Yang lebih menarik lagi ialah dalam sambutan Presiden Jokowi, tidak menanggapi dukungan 3 periode dari para Kepala Desa ini, Presiden Jokowi, hanya diam saja, tidak ada reaksi/suara tanggapan.
Tidak ada suara menolak seperti sikap beberapa waktu yang lalu sebagaimana diutarakan diatas. Dalam bahasa politik, sikap ini menimbulkan tanda-tanya besar, apakah sikap Presiden yang semula menolak, sudah berubah.

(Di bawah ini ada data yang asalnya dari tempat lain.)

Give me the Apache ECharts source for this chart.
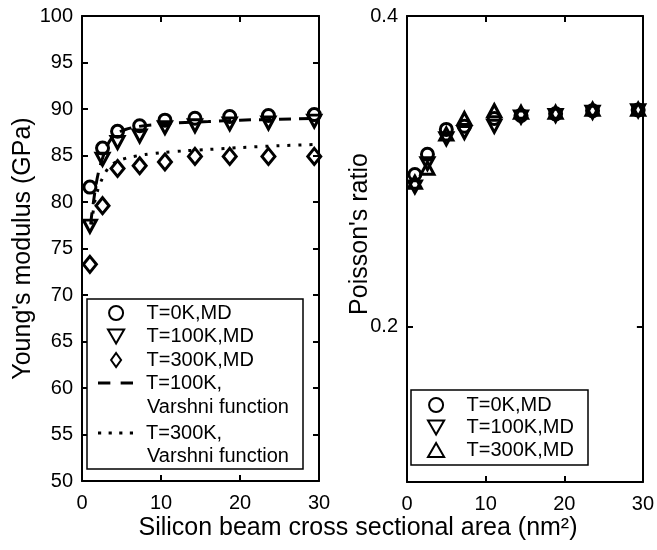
<!DOCTYPE html>
<html>
<head>
<meta charset="utf-8">
<script src="https://cdn.jsdelivr.net/npm/echarts@6/dist/echarts.min.js"></script>
<style>
html,body{margin:0;padding:0;background:#fff;}
#chart{width:657px;height:550px;}
</style>
</head>
<body>
<div id="chart"></div>
<script>
// ---- data ----
const xLeft = [1.0, 2.6, 4.5, 7.3, 10.5, 14.3, 18.7, 23.6, 29.4];
const youngT0 = [81.6, 85.8, 87.6, 88.2, 88.8, 89.0, 89.2, 89.3, 89.4];
const youngT100 = [77.4, 84.6, 86.4, 87.1, 88.0, 88.2, 88.4, 88.5, 88.7];
const youngT300 = [73.3, 79.6, 83.6, 83.9, 84.3, 84.9, 84.9, 84.9, 84.9];

const varshni100X = [1.1, 1.2, 1.45, 1.8, 2.2, 2.6, 3.1, 3.7, 4.5, 5.5, 7, 9, 12, 16, 20, 25, 30];
const varshni100Y = [77.6, 78.4, 80.0, 82.0, 83.6, 84.7, 85.9, 86.8, 87.4, 87.8, 88.1, 88.3, 88.5, 88.65, 88.8, 88.9, 89.0];
const varshni300X = [1.2, 1.6, 2.0, 2.4, 2.9, 3.5, 4.5, 6, 8, 10, 13, 16, 20, 25, 30];
const varshni300Y = [77.6, 80.0, 81.3, 82.2, 83.1, 83.8, 84.4, 84.8, 85.1, 85.3, 85.5, 85.65, 85.85, 86.05, 86.2];

const xRight = [1.0, 2.6, 5.0, 7.3, 11.1, 14.5, 18.9, 23.6, 29.4];
const poissonT0 = [0.298, 0.311, 0.327, 0.329, 0.334, 0.336, 0.337, 0.339, 0.3395];
const poissonT100 = [0.290, 0.305, 0.321, 0.325, 0.329, 0.335, 0.336, 0.338, 0.339];
const poissonT300 = [0.293, 0.302, 0.324, 0.334, 0.339, 0.338, 0.338, 0.340, 0.340];

const xTicks = [0, 10, 20, 30];
const youngTicks = [50, 55, 60, 65, 70, 75, 80, 85, 90, 95, 100];
const poissonTicks = [0.2, 0.4];

const names = ['T=0K,MD', 'T=100K,MD', 'T=300K,MD', 'T=100K,', 'T=300K,'];
const varshniLine2 = 'Varshni function';
const xTitle = 'Silicon beam cross sectional area (nm²)';
const yTitleLeft = "Young's modulus (GPa)";
const yTitleRight = "Poisson's ratio";

// ---- chart ----
const FONT = "'Liberation Sans', Arial, Helvetica, sans-serif";
const CIRCLE = 'circle';
const TRI_DOWN = 'path://M0,0 L10,0 L5,8.66 Z';
const TRI_UP = 'path://M5,0 L10,8.66 L0,8.66 Z';
const DIAMOND = 'path://M5,0 L10,7 L5,14 L0,7 Z';
const DASH_ICON = 'path://M0,0 L12,0 L12,3 L0,3 Z M22,0 L34,0 L34,3 L22,3 Z';
const DOT_ICON = 'path://M0,0 h3 v3 h-3 Z M10,0 h3 v3 h-3 Z M20,0 h3 v3 h-3 Z M30,0 h3 v3 h-3 Z';
const hollow = {color: 'rgba(255,255,255,0)', borderColor: '#000', borderWidth: 3, opacity: 1};

function pairs(xs, ys) { return xs.map((x, i) => [x, ys[i]]); }

const chart = echarts.init(document.getElementById('chart'), null, {renderer: 'canvas'});

const axisCommon = {
  axisLine: {show: true, onZero: false, lineStyle: {color: '#000', width: 2}},
  axisTick: {show: true, inside: true, length: 6, lineStyle: {color: '#000', width: 2}},
  splitLine: {show: false},
  axisLabel: {color: '#000', fontSize: 20, fontFamily: FONT}
};

function xAx(grid, pos, labels) {
  return Object.assign({}, axisCommon, {
    type: 'value', gridIndex: grid, position: pos, min: 0, max: 30, interval: 10,
    axisLabel: Object.assign({}, axisCommon.axisLabel, {show: labels, margin: 12})
  });
}

const legendText = {color: '#000', fontSize: 20, fontFamily: FONT, lineHeight: 20, padding: [0, 0, 0, 8]};

const option = {
  animation: false,
  backgroundColor: '#fff',
  grid: [
    {left: 82, top: 16, width: 237, height: 465},
    {left: 407, top: 16, width: 237, height: 466}
  ],
  xAxis: [
    xAx(0, 'bottom', true), xAx(0, 'top', false),
    xAx(1, 'bottom', true), xAx(1, 'top', false)
  ],
  yAxis: [
    Object.assign({}, axisCommon, {
      type: 'value', gridIndex: 0, position: 'left', min: 50, max: 100, interval: 5,
      axisLabel: Object.assign({}, axisCommon.axisLabel, {margin: 9}),
      name: yTitleLeft, nameLocation: 'middle', nameGap: 45,
      nameTextStyle: {color: '#000', fontSize: 25, fontFamily: FONT}
    }),
    Object.assign({}, axisCommon, {
      type: 'value', gridIndex: 0, position: 'right', min: 50, max: 100, interval: 5,
      axisLabel: {show: false}
    }),
    Object.assign({}, axisCommon, {
      type: 'value', gridIndex: 1, position: 'left', min: 0.1, max: 0.4,
      axisLabel: Object.assign({}, axisCommon.axisLabel, {margin: 9, customValues: poissonTicks}),
      axisTick: Object.assign({}, axisCommon.axisTick, {customValues: poissonTicks})
    }),
    Object.assign({}, axisCommon, {
      type: 'value', gridIndex: 1, position: 'right', min: 0.1, max: 0.4,
      axisLabel: {show: false},
      axisTick: Object.assign({}, axisCommon.axisTick, {customValues: poissonTicks})
    })
  ],
  legend: [
    {
      orient: 'vertical', left: 107, top: 303, padding: 0, itemWidth: 35, itemHeight: 14, itemGap: 3.5,
      data: [
        {name: names[0], icon: CIRCLE},
        {name: names[1], icon: TRI_DOWN},
        {name: names[2], icon: DIAMOND}
      ],
      z: 10, textStyle: legendText, selectedMode: false
    },
    {
      orient: 'vertical', left: 98, top: 373, padding: 0, itemWidth: 35, itemHeight: 14,
      data: [{name: names[3], icon: DASH_ICON}], z: 10, textStyle: legendText, selectedMode: false
    },
    {
      orient: 'vertical', left: 98, top: 423, padding: 0, itemWidth: 35, itemHeight: 14,
      data: [{name: names[4], icon: DOT_ICON}], z: 10, textStyle: legendText, selectedMode: false
    },
    {
      orient: 'vertical', left: 427, top: 395, padding: 0, itemWidth: 35, itemHeight: 14, itemGap: 2.5,
      data: [
        {name: names[0] + ' ', icon: CIRCLE},
        {name: names[1] + ' ', icon: TRI_DOWN},
        {name: names[2] + ' ', icon: TRI_UP}
      ],
      z: 10, formatter: n => n.trim(), textStyle: legendText, selectedMode: false
    }
  ],
  graphic: [
    {type: 'rect', z: 5, shape: {x: 87, y: 299, width: 216, height: 170},
      style: {fill: '#fff', stroke: '#000', lineWidth: 1.5}},
    {type: 'rect', z: 5, shape: {x: 411, y: 390, width: 177, height: 75},
      style: {fill: '#fff', stroke: '#000', lineWidth: 1.5}},
    {type: 'text', z: 11, x: 147, y: 407,
      style: {text: varshniLine2, fill: '#000', font: '20px ' + FONT, textVerticalAlign: 'middle'}},
    {type: 'text', z: 11, x: 147, y: 456,
      style: {text: varshniLine2, fill: '#000', font: '20px ' + FONT, textVerticalAlign: 'middle'}},
    {type: 'text', z: 11, x: 358, y: 528,
      style: {text: xTitle, fill: '#000', font: '25px ' + FONT, textAlign: 'center', textVerticalAlign: 'middle'}},
    {type: 'text', z: 11, x: 360, y: 234, rotation: Math.PI / 2,
      style: {text: yTitleRight, fill: '#000', font: '25px ' + FONT, textAlign: 'center', textVerticalAlign: 'middle'}}
  ],
  series: [
    {name: names[0], type: 'scatter', xAxisIndex: 0, yAxisIndex: 0, symbol: CIRCLE, symbolSize: 12,
      itemStyle: hollow, data: pairs(xLeft, youngT0)},
    {name: names[1], type: 'scatter', xAxisIndex: 0, yAxisIndex: 0, symbol: TRI_DOWN, symbolSize: [13, 12],
      itemStyle: hollow, data: pairs(xLeft, youngT100)},
    {name: names[2], type: 'scatter', xAxisIndex: 0, yAxisIndex: 0, symbol: DIAMOND, symbolSize: [13, 16],
      itemStyle: hollow, data: pairs(xLeft, youngT300)},
    {name: names[3], type: 'line', xAxisIndex: 0, yAxisIndex: 0, symbol: 'none', showSymbol: false, smooth: 0.3,
      lineStyle: {color: '#000', width: 3, type: [12, 8]}, itemStyle: {color: '#000', borderWidth: 0},
      data: pairs(varshni100X, varshni100Y)},
    {name: names[4], type: 'line', xAxisIndex: 0, yAxisIndex: 0, symbol: 'none', showSymbol: false, smooth: 0.3,
      lineStyle: {color: '#000', width: 3, type: [3, 8]}, itemStyle: {color: '#000', borderWidth: 0},
      data: pairs(varshni300X, varshni300Y)},
    {name: names[0] + ' ', type: 'scatter', xAxisIndex: 2, yAxisIndex: 2, symbol: CIRCLE, symbolSize: 12,
      itemStyle: hollow, data: pairs(xRight, poissonT0)},
    {name: names[1] + ' ', type: 'scatter', xAxisIndex: 2, yAxisIndex: 2, symbol: TRI_DOWN, symbolSize: [13, 12],
      itemStyle: hollow, data: pairs(xRight, poissonT100)},
    {name: names[2] + ' ', type: 'scatter', xAxisIndex: 2, yAxisIndex: 2, symbol: TRI_UP, symbolSize: [13, 12],
      itemStyle: hollow, data: pairs(xRight, poissonT300)}
  ]
};
chart.setOption(option);
</script>
</body>
</html>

Dalam perkembangan selanjutnya, jika terjadi Sidang Umum MPR sesuai mekanisme yang diatur dalam pasal 37 UUD 1945, maka MPR akan mengambil keputusan untuk menerima atau menolak usul Presiden 3 periode atau perpanjangan jabatan.
Jika keputusannya menolak, maka pasal 7 UUD 1945 tetap berlaku. Sebaliknya, jika menerima, maka pasal 7 UUD 1945 dirubah dengan memasukan kalimat masa jabatan Presiden 3 periode dan atau perpanjangan jabatan Presiden untuk sekian tahun. Namun dalam proses MPR mengambil keputusan tersebut, sikapnya juga bisa dipengaruhi/ditentukan oleh MPR jalanan, baik yang dilakukan oleh yang pro maupun yang kontra. Peran MPR jalanan dalam sejarah perpolitikan di-Indonesia sangat menentukan.
Presiden Soekarno dan Presiden Soeharto, jatuh karena tekanan MPR jalanan, melalui demontrasi yang menjalar ke-seluruh Indonesia.
Penulis saat masih anggota DPR/MPR pernah mengalami saat menghadapi Sidang Umum MPR 1998 maupun sesudah Sidang Umum tersebut, dimana setiap hari datang berbagai delegasi ke Pimpinan MPR yang menuntut agar MPR tidak memilih Soeharto menjadi Presiden, kemudian beralih menghentikan Soeharto sebagai Presiden.
Semua aspirasi dari para demontran yang disampaikan kepada Pimpinan MPR, selalu diteruskan kepada Presiden Soeharto. Akhirnya sebelum MPR mengambil keputusan, Presiden Soeharto pada tgl. 21 Mei 1998, menyatakan berhenti sebagai Presiden.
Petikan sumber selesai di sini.